(begin)

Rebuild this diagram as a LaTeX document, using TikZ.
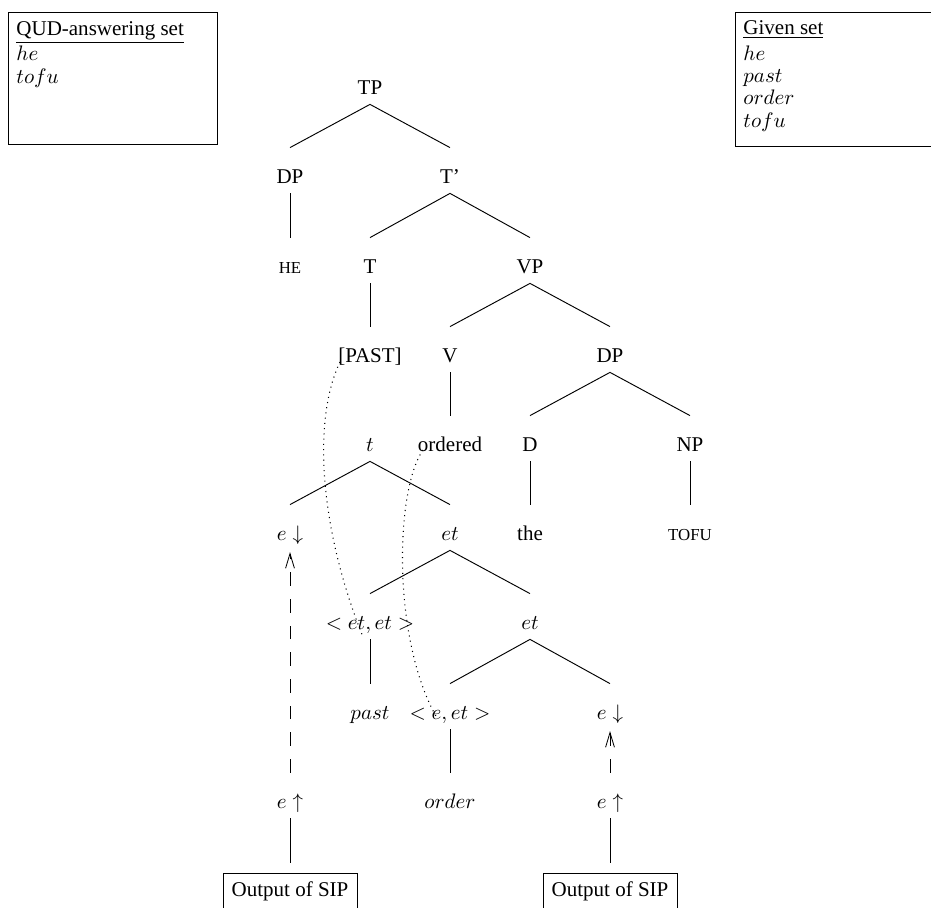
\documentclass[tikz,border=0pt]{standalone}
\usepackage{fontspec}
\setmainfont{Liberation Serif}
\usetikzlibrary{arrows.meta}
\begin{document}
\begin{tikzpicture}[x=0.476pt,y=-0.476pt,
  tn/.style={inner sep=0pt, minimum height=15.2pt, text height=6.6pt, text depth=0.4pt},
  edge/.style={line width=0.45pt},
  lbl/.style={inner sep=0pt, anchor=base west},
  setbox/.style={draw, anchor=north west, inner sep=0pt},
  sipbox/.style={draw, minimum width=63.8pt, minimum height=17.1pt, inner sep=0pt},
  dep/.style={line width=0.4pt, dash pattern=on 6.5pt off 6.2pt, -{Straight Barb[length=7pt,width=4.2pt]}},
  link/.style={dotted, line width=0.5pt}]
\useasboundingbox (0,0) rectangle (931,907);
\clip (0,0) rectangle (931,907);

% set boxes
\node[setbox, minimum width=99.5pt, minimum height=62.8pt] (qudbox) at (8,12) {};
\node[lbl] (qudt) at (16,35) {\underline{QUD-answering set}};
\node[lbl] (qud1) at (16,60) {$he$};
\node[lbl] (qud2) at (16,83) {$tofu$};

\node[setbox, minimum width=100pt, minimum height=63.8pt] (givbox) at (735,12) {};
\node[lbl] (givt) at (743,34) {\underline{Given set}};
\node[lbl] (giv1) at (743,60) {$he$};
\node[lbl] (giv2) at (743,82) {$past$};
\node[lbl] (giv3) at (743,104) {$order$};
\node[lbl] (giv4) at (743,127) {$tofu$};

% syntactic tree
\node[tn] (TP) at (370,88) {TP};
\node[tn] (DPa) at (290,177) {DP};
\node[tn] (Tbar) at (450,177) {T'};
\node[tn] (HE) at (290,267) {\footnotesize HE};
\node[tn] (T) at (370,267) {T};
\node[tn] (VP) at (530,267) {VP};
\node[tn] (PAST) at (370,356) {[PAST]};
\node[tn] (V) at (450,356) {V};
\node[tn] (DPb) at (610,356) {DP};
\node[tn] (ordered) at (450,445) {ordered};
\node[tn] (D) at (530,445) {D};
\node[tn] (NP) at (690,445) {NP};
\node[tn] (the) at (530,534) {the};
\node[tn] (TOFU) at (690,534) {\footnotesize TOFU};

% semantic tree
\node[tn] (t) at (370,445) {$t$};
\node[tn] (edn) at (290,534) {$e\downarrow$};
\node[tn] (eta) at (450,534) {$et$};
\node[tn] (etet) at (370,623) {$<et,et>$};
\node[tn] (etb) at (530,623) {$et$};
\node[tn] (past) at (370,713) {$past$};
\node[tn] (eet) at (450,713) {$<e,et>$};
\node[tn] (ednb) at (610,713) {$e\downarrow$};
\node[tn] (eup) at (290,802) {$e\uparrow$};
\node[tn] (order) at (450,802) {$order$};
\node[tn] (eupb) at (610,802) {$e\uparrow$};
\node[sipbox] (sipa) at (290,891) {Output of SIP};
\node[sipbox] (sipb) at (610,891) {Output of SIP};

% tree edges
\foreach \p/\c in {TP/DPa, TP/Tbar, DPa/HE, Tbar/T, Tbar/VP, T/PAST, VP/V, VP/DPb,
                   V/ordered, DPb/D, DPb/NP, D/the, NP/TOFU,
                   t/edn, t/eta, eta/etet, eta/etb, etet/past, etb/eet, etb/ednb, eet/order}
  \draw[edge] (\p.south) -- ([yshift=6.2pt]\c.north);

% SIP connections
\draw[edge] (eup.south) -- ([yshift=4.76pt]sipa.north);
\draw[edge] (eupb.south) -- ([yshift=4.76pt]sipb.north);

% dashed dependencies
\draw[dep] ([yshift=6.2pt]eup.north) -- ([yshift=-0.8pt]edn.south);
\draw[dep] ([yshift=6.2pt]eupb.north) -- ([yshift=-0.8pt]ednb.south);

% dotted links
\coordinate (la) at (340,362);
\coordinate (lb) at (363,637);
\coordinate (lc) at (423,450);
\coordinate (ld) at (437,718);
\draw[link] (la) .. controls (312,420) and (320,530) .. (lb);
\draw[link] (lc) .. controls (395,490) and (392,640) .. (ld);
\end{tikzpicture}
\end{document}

(end)

Repeat only the lines from the beginning of the material through the line containing "(TOFU) at (690,534)", both ends kept, leaving pictures out.

Full output:
Rebuild this diagram as a LaTeX document, using TikZ.
\documentclass[tikz,border=0pt]{standalone}
\usepackage{fontspec}
\setmainfont{Liberation Serif}
\usetikzlibrary{arrows.meta}
\begin{document}
\begin{tikzpicture}[x=0.476pt,y=-0.476pt,
  tn/.style={inner sep=0pt, minimum height=15.2pt, text height=6.6pt, text depth=0.4pt},
  edge/.style={line width=0.45pt},
  lbl/.style={inner sep=0pt, anchor=base west},
  setbox/.style={draw, anchor=north west, inner sep=0pt},
  sipbox/.style={draw, minimum width=63.8pt, minimum height=17.1pt, inner sep=0pt},
  dep/.style={line width=0.4pt, dash pattern=on 6.5pt off 6.2pt, -{Straight Barb[length=7pt,width=4.2pt]}},
  link/.style={dotted, line width=0.5pt}]
\useasboundingbox (0,0) rectangle (931,907);
\clip (0,0) rectangle (931,907);

% set boxes
\node[setbox, minimum width=99.5pt, minimum height=62.8pt] (qudbox) at (8,12) {};
\node[lbl] (qudt) at (16,35) {\underline{QUD-answering set}};
\node[lbl] (qud1) at (16,60) {$he$};
\node[lbl] (qud2) at (16,83) {$tofu$};

\node[setbox, minimum width=100pt, minimum height=63.8pt] (givbox) at (735,12) {};
\node[lbl] (givt) at (743,34) {\underline{Given set}};
\node[lbl] (giv1) at (743,60) {$he$};
\node[lbl] (giv2) at (743,82) {$past$};
\node[lbl] (giv3) at (743,104) {$order$};
\node[lbl] (giv4) at (743,127) {$tofu$};

% syntactic tree
\node[tn] (TP) at (370,88) {TP};
\node[tn] (DPa) at (290,177) {DP};
\node[tn] (Tbar) at (450,177) {T'};
\node[tn] (HE) at (290,267) {\footnotesize HE};
\node[tn] (T) at (370,267) {T};
\node[tn] (VP) at (530,267) {VP};
\node[tn] (PAST) at (370,356) {[PAST]};
\node[tn] (V) at (450,356) {V};
\node[tn] (DPb) at (610,356) {DP};
\node[tn] (ordered) at (450,445) {ordered};
\node[tn] (D) at (530,445) {D};
\node[tn] (NP) at (690,445) {NP};
\node[tn] (the) at (530,534) {the};
\node[tn] (TOFU) at (690,534) {\footnotesize TOFU};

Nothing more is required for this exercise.